Kepak sayap untuk melakukan isra dan mikraj tidak hanya dimiliki Jibril dan Nabi Muhammad, melainkan setiap insan. Tuhan telah meniupkan roh lahi pada setiap jiwa manusia. Hati nurani kita yang terdalam senantiasa ingin terbang mendekati Tuhan Yang Maha Kasih dan Maha Suci. Ibarat sangkar, badan kasar dan sekat-sekat ideologis yang dibangun manusia sungguh teramat sempit dan menyiksa bagi “sang rajawali” kesadaran ruhani kita untuk terbang melayang-layang menikmati langit ketuhanan yang maha luas dan indah. Tetapi sayang, jeritan kerinduannya dan kepak sayapnya lemah karena sudah sekian lama terkurung dalam sangkar yang sempit dan pengap. Kita hidup dari sangkar ke sangkar, dari kotak ke kotak, dari penjara ke penjara. Sangkar itu bisa jadi sebuah ideologi, partai, jabatan, popularitas, dan sekian sangkar lain yang menghalangi kita memperoleh kebebasan dalam alam spiritual dan intelektual yang merupakan panggung raksana bagi aktialisasi kemanusiaan kita.

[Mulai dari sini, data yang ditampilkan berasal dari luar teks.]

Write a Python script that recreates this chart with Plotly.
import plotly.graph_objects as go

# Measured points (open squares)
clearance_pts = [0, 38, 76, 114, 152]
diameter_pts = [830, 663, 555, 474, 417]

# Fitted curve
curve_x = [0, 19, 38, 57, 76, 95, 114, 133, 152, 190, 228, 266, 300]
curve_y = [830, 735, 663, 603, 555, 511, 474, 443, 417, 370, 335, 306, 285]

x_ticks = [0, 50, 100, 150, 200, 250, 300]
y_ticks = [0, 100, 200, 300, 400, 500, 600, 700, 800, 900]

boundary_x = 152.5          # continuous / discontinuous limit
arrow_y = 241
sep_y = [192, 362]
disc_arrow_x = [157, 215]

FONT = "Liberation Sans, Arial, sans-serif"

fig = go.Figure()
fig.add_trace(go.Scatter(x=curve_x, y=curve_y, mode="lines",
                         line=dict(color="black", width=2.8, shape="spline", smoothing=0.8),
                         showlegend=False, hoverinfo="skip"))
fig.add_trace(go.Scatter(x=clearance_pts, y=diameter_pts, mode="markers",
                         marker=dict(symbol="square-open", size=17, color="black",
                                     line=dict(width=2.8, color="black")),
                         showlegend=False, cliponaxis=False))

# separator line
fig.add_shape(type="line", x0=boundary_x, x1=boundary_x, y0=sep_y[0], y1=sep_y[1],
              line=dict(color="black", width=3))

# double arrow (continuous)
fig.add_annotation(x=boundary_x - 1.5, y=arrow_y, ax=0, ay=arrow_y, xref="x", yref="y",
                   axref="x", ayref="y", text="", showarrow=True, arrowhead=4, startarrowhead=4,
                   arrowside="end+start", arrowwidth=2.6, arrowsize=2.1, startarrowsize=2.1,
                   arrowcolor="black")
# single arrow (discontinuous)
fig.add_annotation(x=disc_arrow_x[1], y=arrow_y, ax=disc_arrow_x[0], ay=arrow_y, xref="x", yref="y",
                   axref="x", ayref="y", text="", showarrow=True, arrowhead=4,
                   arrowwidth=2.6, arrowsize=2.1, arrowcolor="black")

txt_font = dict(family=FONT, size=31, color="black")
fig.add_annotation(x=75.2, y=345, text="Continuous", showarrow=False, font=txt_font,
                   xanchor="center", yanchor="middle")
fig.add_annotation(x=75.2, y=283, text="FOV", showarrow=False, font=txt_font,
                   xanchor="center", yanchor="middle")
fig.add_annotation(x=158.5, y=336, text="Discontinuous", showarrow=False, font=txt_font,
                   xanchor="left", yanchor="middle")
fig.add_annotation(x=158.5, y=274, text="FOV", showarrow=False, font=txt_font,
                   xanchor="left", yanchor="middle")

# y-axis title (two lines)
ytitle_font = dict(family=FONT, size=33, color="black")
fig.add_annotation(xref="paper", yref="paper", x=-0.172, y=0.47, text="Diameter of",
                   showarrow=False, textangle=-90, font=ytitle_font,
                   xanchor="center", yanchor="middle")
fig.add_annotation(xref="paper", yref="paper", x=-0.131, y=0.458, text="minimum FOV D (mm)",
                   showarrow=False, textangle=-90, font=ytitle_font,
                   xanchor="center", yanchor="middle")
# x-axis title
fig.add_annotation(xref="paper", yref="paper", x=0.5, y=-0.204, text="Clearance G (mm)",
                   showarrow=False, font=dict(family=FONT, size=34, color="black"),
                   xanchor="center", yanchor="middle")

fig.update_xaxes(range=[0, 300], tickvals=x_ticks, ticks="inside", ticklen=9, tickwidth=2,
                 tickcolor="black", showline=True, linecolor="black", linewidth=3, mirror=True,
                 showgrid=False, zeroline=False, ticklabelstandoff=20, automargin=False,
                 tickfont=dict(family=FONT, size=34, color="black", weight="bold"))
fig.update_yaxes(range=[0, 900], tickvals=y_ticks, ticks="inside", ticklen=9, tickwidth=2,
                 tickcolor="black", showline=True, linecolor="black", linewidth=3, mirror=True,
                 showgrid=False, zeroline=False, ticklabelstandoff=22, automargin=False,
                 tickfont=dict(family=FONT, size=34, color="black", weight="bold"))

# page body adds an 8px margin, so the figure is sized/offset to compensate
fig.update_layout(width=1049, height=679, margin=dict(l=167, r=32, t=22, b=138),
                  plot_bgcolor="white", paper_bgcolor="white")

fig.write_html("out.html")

Warisan ajaran para Rasul Tuhan yang menjadi sumber inspirasi dan pencerah hidup sepanjang zaman, kesemuanya itu didapat melalui perjuangan isra dan mikraj. Disaat nabi Muhammad dalam keadaan yang sangat tertekan melihat umatnya menderita karena tekanan lawan, beliau berdoa pada Tuhan untuk memperoleh kekuatan dan keteguhan hati. Maka terjadilan peristiwa yang disebut isra mikraj. Salah satu pengalaman batin yang sangat berharga yang ingin dibagi-bagikan oleh Muhammad pada kita adalah sebuah ajaran dan metodologi pembebasan diri berupa shalat. Jika shalat dihayati dan dilaksanakan secara serius, terlebih shalat malam, maka seseorang akan terbebas dari jeratan obyek-obyek kecintaan dunia yang serba sementara. Dengan shalat, kesadaran dan orientasi hidup seseorang menjadi lebih tinggi, holistic, dan kepribadiannya terbentuk sehingga mudah membedakan antara obyek perburuan dunian yang bersifat instrumental dan fundamental, antara yang palsu dan sejati, antara kebahagiaan sesaat dan abadi, antara halal dan haram.

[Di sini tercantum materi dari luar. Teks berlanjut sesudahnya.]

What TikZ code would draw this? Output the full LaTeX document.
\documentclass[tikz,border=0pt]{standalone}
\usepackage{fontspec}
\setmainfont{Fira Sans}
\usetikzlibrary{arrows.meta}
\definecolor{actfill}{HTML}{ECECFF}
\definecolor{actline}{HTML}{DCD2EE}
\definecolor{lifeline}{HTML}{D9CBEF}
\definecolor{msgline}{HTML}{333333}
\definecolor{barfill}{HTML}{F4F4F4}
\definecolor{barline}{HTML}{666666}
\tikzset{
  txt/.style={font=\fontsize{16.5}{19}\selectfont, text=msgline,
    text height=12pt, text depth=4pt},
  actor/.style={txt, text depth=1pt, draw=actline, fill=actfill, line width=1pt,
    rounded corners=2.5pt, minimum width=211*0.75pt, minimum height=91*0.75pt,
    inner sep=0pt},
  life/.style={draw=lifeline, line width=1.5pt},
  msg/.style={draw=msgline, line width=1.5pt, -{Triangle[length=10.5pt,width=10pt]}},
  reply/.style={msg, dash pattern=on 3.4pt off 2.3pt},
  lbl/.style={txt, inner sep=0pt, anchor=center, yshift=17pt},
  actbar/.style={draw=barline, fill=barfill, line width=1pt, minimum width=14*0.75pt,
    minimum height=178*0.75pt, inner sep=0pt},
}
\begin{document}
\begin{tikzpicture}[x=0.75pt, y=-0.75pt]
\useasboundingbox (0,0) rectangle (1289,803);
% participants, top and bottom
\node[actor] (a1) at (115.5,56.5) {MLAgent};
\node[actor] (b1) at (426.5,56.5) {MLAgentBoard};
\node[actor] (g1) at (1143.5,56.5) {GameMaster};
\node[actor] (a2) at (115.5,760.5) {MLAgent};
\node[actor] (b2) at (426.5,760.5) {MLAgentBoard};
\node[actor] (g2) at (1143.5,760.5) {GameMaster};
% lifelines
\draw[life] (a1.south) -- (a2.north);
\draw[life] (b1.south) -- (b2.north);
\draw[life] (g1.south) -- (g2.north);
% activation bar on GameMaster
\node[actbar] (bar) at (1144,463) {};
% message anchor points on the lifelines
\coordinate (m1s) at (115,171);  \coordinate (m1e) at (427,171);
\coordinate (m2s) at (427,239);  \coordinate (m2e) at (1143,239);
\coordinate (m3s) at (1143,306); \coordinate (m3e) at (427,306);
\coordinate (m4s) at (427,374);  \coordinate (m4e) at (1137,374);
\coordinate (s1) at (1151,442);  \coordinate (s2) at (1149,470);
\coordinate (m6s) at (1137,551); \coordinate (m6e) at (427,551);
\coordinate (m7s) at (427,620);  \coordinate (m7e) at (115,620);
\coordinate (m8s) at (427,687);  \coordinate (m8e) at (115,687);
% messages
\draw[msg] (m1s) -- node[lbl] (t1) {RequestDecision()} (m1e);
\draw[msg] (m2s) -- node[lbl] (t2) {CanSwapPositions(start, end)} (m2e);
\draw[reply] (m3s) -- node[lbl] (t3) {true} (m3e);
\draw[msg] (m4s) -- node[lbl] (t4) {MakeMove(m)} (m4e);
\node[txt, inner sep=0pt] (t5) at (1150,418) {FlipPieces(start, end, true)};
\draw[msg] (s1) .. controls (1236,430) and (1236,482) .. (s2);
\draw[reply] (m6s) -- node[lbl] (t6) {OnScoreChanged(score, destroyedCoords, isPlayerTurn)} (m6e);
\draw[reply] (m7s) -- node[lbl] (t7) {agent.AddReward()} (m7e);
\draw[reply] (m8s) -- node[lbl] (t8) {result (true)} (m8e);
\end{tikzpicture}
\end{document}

Mungkin langit Bumi manusia ini sudah sedemikian gelap dan kotornya oleh akumulasi energi negatif akibat kezaliman manusia sendiri sehingga cahaya ilahi sulit menembus kabut tebal yang menutupi hati dan pikiran manusia. Kepak sayap hati nurani terpatahkan oleh hiruk-pikuk pertengkaran dan pertempuran antarkelas, antarpartai, antar bangsa, antarsuku yang kesemuanya berujung pada penghancuran ekologi dan martabat manusia sendiri. Maka berbahagialah mereka yang mau dan mampu berjalan merobohkan gelapnya tembok kehidupan dan terbang ke langit kesadaran spiritual mematahkan gravitasi orbit Bumi hedonisme (2006; 175-180). 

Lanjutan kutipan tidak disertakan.